International Women’s Day: 3 transforming money behaviours that women allow to define them

Women can take control of their financial future by understanding money concepts, investing time initially and delegating or outsourcing the job to a trusted advisor. Talking about money openly is key to making relevant and meaningful decisions for the benefit of everyone in the family.


When it comes to walking and talking money, the baton is instinctively passed on to male members of a family. It’s almost like a societal norm for the male member to manage the money, but also women themselves shy away from the task.

If you’re a woman reading this, do you know what negative beliefs you are triggering when you say, I don’t understand numbers? Do you realise how you restrict the potential to expand your horizons, when you avoid participating in those important investment decisions? Despite all the good intentions, do you grasp the disservice to your future financial security when you are handing over the money reigns completely to someone else?

Contrary to this intuitive behaviour we see all around us, an Oct 2021 survey by Fidelity Investments revealed that when women do invest i.e. get into the numbers, the outcomes top their male peers. The conclusion it reached was that women outperformed their male counterparts by 40 bps or 0.4% (in investing). In 2020 Goldman Sachs Investment Research found in its own study that women hedge fund managers are superior return generators as compared to men in the same role; they outperformed by at least 1%.

Clearly, the belief ‘I don’t understand numbers’ is a myth when considered for an entire gender.

What we need to unpack here are the limiting behaviours and beliefs that lead women, across different walks of life, to feel like money and investment conversations are not their domain.

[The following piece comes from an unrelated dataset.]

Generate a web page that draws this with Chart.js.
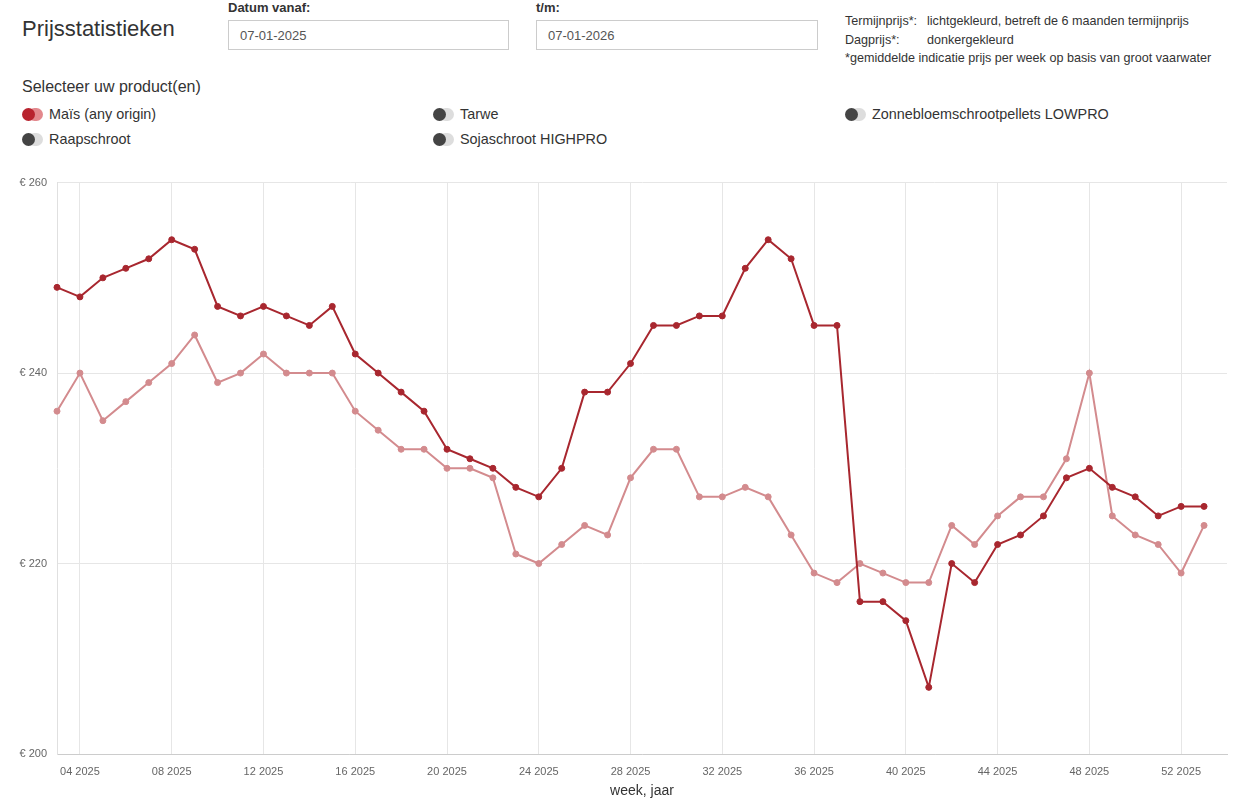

Limiting behaviours that women need to overcome

I can save but not invest – Whether you are a homemaker or an office goer, you’ll find that the household budget and managing daily expenses is a task that falls in your lap. This is as much true for married women, managing a family’s expenses, as it is for single women.

Inherently, doing this task requires a level of budgeting, bargaining and saving, done well. When you can confidently handle an entire household’s budget, why shy away from conversations that involve investing or growing money for your future?

Arguably, women who are at the centre of their family’s budget are also more in tune with the wants and desires of family members, adults and children alike. Imagine bringing that knowledge to table at a financial planning discussion with an advisor. This is the insight that can bridge the gap in a family’s future financial security. Rather than leaving this onerous task to just one male member; inputs from women on the needs of a household and aspirations of its members, now and in the future, are the key in relevant to have relevant investments in place.

The same applies to single women, who themselves are in the best place to understand what they want to achieve in life, then why leave your savings in the hands of a father or a brother or an uncle, to decide the course of your life?

Saving money under the mattress or leaving it in your bank means destroying its value thanks to inflation or price rise you cannot control. To build yours and your family’s financial future, knowing where to invest gainfully is not just necessary but also critical.

There is no time to do this as well – Managing a household singularly is a tough task. Add to it additional responsibilities at work and the task that many women do by juggling home and work, becomes even tougher. Then where is the space to add another task of managing money?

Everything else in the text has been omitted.